In Rockdale County, of which Conyers is a part, countywide elections are held in even years, and offer a compelling contrast with city politics. The county underwent a demographic shift similar to the city’s, with its share of black residents jumping from 18 percent to 46 percent between 2000 to 2010. The first black commissioners in county history were elected in 2008, most likely benefiting from the black turnout produced by Barack Obama’s first presidential bid.
In 2012, an all-black “Slate of Eight” candidates, all of them Democrats running against white Republicans, won most of the elected positions in county government. Before the election, a door-hanger was distributed with their faces prominently displayed, as well as the message “Support our President; Elect Rockdale Democrats on November 6th.”
One of the black commissioners, Oz Nesbitt Sr., recalled that in the 2008 election, a number of black residents tried to discourage him from running.

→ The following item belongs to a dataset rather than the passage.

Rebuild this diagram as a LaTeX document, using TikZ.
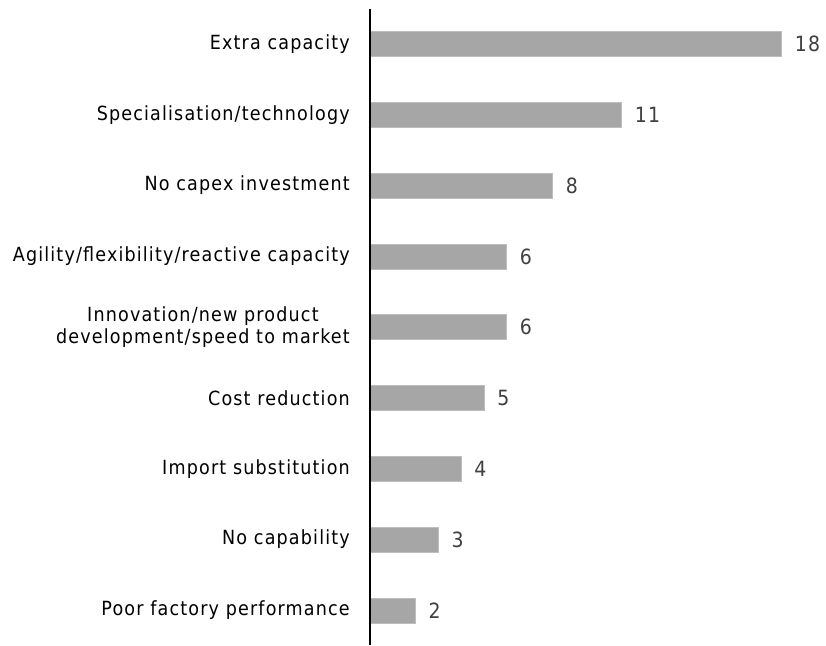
\documentclass[tikz,border=0pt]{standalone}
\usepackage{fontspec}
\setmainfont{DejaVu Sans Condensed}[LetterSpace=6]
\usetikzlibrary{positioning}
\definecolor{barfill}{HTML}{A6A6A6}
\definecolor{barline}{HTML}{BDBDBD}
\definecolor{valgray}{HTML}{404040}
\tikzset{
	bar/.style={draw=barline, line width=0.6pt, fill=barfill, anchor=west, inner sep=0pt, minimum height=25pt},
	catlabel/.style={anchor=east, align=center, font=\fontsize{19.5}{22.5}\selectfont, text=black, inner sep=0pt},
	vallabel/.style={anchor=west, font=\fontsize{21}{24}\selectfont, text=valgray, inner sep=0pt}
}
\begin{document}
\begin{tikzpicture}[x=1pt, y=-1pt]
			%%%%% START %%%%%
			
			\useasboundingbox (0, 0) rectangle (826, 645);
			
			\node[bar, minimum width=412pt] (extra) at (369, 44) {};
			\node[bar, minimum width=252pt] (special) at (369, 114.8) {};
			\node[bar, minimum width=183pt] (capex) at (369, 185.6) {};
			\node[bar, minimum width=137pt] (agility) at (369, 256.4) {};
			\node[bar, minimum width=137pt] (innov) at (369, 327.2) {};
			\node[bar, minimum width=114.5pt] (cost) at (369, 398) {};
			\node[bar, minimum width=91.6pt] (import) at (369, 468.8) {};
			\node[bar, minimum width=68.7pt] (nocap) at (369, 539.6) {};
			\node[bar, minimum width=45.8pt] (poor) at (369, 610.4) {};
			
			\node[catlabel, left=19pt of extra] (extra-l) {Extra capacity};
			\node[catlabel, left=19pt of special] (special-l) {Specialisation/technology};
			\node[catlabel, left=19pt of capex] (capex-l) {No capex investment};
			\node[catlabel, left=19pt of agility] (agility-l) {Agility/flexibility/reactive capacity};
			\node[catlabel, left=19pt of innov] (innov-l) {Innovation/new product\\development/speed to market};
			\node[catlabel, left=19pt of cost] (cost-l) {Cost reduction};
			\node[catlabel, left=19pt of import] (import-l) {Import substitution};
			\node[catlabel, left=19pt of nocap] (nocap-l) {No capability};
			\node[catlabel, left=19pt of poor] (poor-l) {Poor factory performance};
			
			\node[vallabel, right=13pt of extra] (extra-v) {18};
			\node[vallabel, right=13pt of special] (special-v) {11};
			\node[vallabel, right=13pt of capex] (capex-v) {8};
			\node[vallabel, right=13pt of agility] (agility-v) {6};
			\node[vallabel, right=13pt of innov] (innov-v) {6};
			\node[vallabel, right=13pt of cost] (cost-v) {5};
			\node[vallabel, right=13pt of import] (import-v) {4};
			\node[vallabel, right=13pt of nocap] (nocap-v) {3};
			\node[vallabel, right=13pt of poor] (poor-v) {2};
			
			\coordinate (axis-top) at (370, 9);
			\coordinate (axis-bot) at (370, 645);
			\draw[line width=1.5pt, black] (axis-top) -- (axis-bot);
			
			%%%%% END %%%%%
\end{tikzpicture}
\end{document}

“They said: ‘Why are you doing this? You won’t win. They won’t vote for you. They won’t allow an African-American to be a commissioner of this county,’ ” he said. Eventually, Mr. Nesbitt said, a coalition of blacks and progressive-minded whites rallied around his candidacy.
In some quarters, however, whites openly worried about the ability of blacks to run things. After the 2012 election, Jonny Brown, a county board of elections member appointed by the local Republican Party, posted an
online editorial comparing county government to a “little white plane” that took on more black paint over time and eventually crashed.
Professor Hajnal recommends changes in addition to even-year elections: adding partisan labels so voters have a better idea where candidates stand; having all council seats up for election at the same time rather than staggering them across two contests, so elections are more meaningful; and electing each council member by district instead of citywide.
An advisory panel convened by Georgia’s secretary of state found in 2012 that local elections would have greater overall voter turnout if moved to an even-numbered years, but warned that national races could “overshadow” the local ones.
Conyers officials have not considered changing the city’s election dates, Mr. Spann said. Council members are nonpartisan and elected by district.
Mr. Stroud, the black Conyers City Council member, said that no matter who was in office, some changes, like diversifying the city staff, could be slow going. Currently, 21 of the city’s 170 employees are black. But Mr. Stroud said that officials were not about to fire competent white workers just to get new black ones.
Diversifying the 60-officer police force has also been a slow process. Chief Gene Wilson said that despite overt efforts to recruit minority officers, he had been able to bring the number of black officers up only to eight, from three, in his five years in office. Chief Wilson said that it was hard to find good recruits, since qualified minority officers were in short supply, and in demand in so many other municipalities.
For now, a desire among blacks for more diversity in government has not been matched by efforts to achieve it.
In his modest rented townhome recently, Peter Vanderpool, 61, a Trinidad native of African descent, said that diversity could not happen without black participation in government affairs. “We’ve got a lot of young brothers out here, and they choose not to be in the police service,” he said.
Mr. Vanderpool also said that he did not vote in city elections. “To be very honest with you, I don’t know why,” he said. “I never paid any attention, really.”